• **Short exercise**: Include in the output only the lines from the opening of the records through the line containing "-0.069, -0.06, -0.052];", each printed exactly; pictures are omitted.
━━━━━━━━━━━━━━━━━━━━━━━━━━━━━━
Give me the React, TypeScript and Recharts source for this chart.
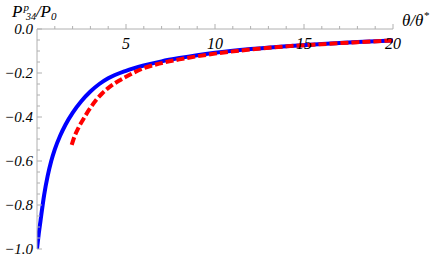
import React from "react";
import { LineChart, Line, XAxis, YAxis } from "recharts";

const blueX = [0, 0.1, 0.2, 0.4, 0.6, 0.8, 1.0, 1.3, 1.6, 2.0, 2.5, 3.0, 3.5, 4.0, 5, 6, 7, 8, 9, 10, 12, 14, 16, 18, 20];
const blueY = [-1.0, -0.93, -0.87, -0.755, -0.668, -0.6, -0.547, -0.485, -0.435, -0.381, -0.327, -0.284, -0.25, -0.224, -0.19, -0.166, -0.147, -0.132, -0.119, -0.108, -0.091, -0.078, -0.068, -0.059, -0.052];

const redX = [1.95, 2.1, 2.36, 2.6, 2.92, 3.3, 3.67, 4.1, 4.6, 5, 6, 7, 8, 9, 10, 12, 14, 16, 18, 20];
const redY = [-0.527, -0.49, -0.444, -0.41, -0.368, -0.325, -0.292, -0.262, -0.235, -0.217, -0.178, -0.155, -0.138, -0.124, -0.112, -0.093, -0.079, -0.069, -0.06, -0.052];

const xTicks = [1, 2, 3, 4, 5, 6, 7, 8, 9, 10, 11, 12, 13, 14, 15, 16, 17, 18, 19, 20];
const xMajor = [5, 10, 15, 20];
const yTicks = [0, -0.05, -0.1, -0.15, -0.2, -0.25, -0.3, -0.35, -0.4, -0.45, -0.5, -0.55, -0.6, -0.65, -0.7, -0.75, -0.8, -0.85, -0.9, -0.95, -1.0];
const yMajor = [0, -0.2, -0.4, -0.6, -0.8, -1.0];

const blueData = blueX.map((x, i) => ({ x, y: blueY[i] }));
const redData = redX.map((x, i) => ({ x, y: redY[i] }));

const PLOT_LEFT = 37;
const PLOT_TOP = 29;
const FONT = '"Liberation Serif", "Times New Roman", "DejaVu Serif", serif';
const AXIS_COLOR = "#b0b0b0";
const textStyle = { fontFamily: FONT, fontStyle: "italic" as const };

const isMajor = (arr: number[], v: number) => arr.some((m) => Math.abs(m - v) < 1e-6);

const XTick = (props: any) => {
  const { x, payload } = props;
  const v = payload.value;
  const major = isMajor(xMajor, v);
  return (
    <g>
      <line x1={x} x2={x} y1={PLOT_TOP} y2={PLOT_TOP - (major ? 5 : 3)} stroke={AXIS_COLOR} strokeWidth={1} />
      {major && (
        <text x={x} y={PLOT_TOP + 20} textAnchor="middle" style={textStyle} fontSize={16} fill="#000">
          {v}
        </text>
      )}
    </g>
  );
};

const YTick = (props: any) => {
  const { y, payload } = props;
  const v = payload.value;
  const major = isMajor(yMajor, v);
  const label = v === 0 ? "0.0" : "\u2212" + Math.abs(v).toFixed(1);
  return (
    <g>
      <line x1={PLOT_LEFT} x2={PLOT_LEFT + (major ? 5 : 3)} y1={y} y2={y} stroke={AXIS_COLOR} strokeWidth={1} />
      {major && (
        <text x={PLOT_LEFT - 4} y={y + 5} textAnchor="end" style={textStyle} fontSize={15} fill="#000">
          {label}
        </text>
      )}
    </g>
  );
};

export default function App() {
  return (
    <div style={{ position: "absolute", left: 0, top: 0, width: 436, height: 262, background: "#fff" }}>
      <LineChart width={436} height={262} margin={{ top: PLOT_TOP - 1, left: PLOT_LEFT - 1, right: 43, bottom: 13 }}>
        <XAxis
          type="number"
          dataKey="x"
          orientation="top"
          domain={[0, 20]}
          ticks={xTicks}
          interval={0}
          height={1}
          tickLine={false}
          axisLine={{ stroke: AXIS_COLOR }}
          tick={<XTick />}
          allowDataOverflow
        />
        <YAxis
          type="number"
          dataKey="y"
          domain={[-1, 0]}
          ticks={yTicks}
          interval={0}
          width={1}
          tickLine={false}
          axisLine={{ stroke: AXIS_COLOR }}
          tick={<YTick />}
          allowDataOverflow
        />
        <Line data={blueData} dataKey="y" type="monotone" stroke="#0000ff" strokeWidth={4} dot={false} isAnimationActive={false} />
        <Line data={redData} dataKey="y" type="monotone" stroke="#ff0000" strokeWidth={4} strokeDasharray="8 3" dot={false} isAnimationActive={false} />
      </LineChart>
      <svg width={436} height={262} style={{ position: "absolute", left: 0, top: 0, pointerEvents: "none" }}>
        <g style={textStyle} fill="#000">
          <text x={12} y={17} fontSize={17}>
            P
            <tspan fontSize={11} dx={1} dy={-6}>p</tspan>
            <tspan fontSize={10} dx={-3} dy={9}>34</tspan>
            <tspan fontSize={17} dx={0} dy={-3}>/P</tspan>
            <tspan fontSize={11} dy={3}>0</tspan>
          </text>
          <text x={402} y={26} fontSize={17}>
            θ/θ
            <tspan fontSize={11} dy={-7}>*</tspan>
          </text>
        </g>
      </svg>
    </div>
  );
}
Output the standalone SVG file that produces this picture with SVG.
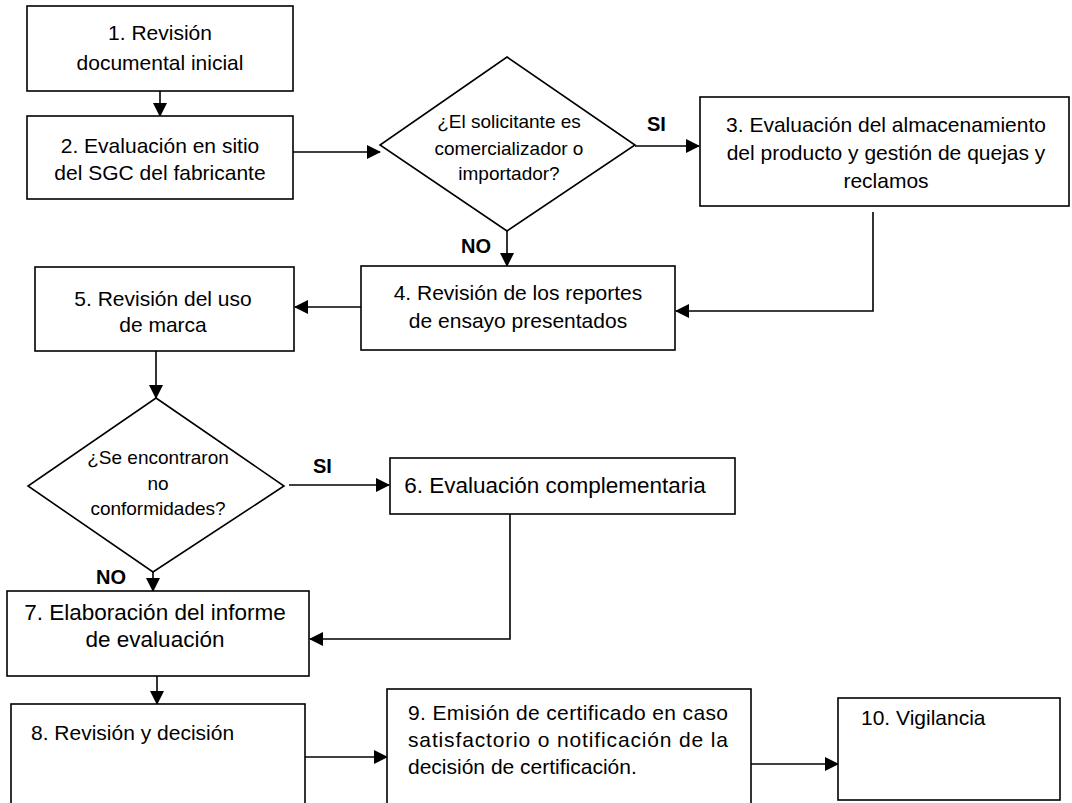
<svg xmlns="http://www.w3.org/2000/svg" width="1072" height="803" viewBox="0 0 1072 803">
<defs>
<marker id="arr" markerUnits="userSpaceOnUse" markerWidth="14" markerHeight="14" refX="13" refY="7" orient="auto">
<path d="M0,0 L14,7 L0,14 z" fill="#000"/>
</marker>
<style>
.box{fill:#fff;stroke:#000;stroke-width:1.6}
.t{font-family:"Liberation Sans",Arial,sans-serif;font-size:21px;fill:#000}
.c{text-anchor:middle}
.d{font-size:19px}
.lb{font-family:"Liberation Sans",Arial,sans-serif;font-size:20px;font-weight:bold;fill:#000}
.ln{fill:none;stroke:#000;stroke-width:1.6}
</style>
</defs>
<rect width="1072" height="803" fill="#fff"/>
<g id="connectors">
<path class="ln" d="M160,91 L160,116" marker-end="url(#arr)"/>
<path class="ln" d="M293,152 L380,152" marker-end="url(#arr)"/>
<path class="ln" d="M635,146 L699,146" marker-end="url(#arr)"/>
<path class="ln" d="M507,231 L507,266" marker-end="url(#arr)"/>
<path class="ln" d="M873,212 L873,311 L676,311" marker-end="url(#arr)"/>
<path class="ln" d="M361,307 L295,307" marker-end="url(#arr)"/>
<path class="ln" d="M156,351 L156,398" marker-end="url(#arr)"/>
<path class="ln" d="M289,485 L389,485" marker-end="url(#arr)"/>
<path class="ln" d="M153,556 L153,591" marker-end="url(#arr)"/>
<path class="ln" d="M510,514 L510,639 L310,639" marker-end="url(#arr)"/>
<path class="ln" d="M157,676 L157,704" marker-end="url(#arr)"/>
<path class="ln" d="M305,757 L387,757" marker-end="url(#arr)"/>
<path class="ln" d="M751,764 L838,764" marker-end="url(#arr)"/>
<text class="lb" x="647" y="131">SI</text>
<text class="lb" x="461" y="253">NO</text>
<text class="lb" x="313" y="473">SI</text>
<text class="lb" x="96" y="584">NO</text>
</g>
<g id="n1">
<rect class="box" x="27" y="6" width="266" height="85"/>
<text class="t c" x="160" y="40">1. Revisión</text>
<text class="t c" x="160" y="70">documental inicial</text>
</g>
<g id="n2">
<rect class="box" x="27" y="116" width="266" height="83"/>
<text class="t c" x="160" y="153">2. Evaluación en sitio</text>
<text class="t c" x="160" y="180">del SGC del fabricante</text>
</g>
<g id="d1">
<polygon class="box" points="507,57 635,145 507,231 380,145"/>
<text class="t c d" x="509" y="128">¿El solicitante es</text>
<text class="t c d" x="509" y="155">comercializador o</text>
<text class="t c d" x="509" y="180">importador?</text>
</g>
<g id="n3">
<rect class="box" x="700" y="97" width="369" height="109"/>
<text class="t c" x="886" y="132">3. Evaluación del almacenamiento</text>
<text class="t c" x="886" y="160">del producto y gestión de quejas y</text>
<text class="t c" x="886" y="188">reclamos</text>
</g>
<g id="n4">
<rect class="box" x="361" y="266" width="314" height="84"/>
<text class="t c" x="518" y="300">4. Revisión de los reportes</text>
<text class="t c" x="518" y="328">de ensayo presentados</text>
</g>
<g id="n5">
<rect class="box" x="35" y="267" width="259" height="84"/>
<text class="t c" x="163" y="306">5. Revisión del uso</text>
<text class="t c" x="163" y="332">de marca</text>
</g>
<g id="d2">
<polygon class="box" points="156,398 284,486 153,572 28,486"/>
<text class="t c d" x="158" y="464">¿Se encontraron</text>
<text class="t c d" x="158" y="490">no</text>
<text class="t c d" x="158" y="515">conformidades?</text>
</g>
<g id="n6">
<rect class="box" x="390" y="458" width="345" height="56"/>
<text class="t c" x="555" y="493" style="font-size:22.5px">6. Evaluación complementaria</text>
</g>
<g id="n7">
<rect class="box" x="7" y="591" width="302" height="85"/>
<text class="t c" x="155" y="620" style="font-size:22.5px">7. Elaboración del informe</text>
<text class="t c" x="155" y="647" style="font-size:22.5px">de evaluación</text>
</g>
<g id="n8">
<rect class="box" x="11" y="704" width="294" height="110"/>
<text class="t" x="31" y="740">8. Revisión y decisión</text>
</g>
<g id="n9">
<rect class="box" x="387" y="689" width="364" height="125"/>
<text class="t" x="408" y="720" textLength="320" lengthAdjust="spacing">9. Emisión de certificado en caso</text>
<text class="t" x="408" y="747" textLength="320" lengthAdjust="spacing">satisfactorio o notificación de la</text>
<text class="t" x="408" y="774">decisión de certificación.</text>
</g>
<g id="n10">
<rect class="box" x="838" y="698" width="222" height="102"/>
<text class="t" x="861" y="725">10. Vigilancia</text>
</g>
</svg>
━━━━━━━━━━━━━━━━━━━━━━━━━━━━━━
• **Result of the task**:
Give me the React, TypeScript and Recharts source for this chart.
import React from "react";
import { LineChart, Line, XAxis, YAxis } from "recharts";

const blueX = [0, 0.1, 0.2, 0.4, 0.6, 0.8, 1.0, 1.3, 1.6, 2.0, 2.5, 3.0, 3.5, 4.0, 5, 6, 7, 8, 9, 10, 12, 14, 16, 18, 20];
const blueY = [-1.0, -0.93, -0.87, -0.755, -0.668, -0.6, -0.547, -0.485, -0.435, -0.381, -0.327, -0.284, -0.25, -0.224, -0.19, -0.166, -0.147, -0.132, -0.119, -0.108, -0.091, -0.078, -0.068, -0.059, -0.052];

const redX = [1.95, 2.1, 2.36, 2.6, 2.92, 3.3, 3.67, 4.1, 4.6, 5, 6, 7, 8, 9, 10, 12, 14, 16, 18, 20];
const redY = [-0.527, -0.49, -0.444, -0.41, -0.368, -0.325, -0.292, -0.262, -0.235, -0.217, -0.178, -0.155, -0.138, -0.124, -0.112, -0.093, -0.079, -0.069, -0.06, -0.052];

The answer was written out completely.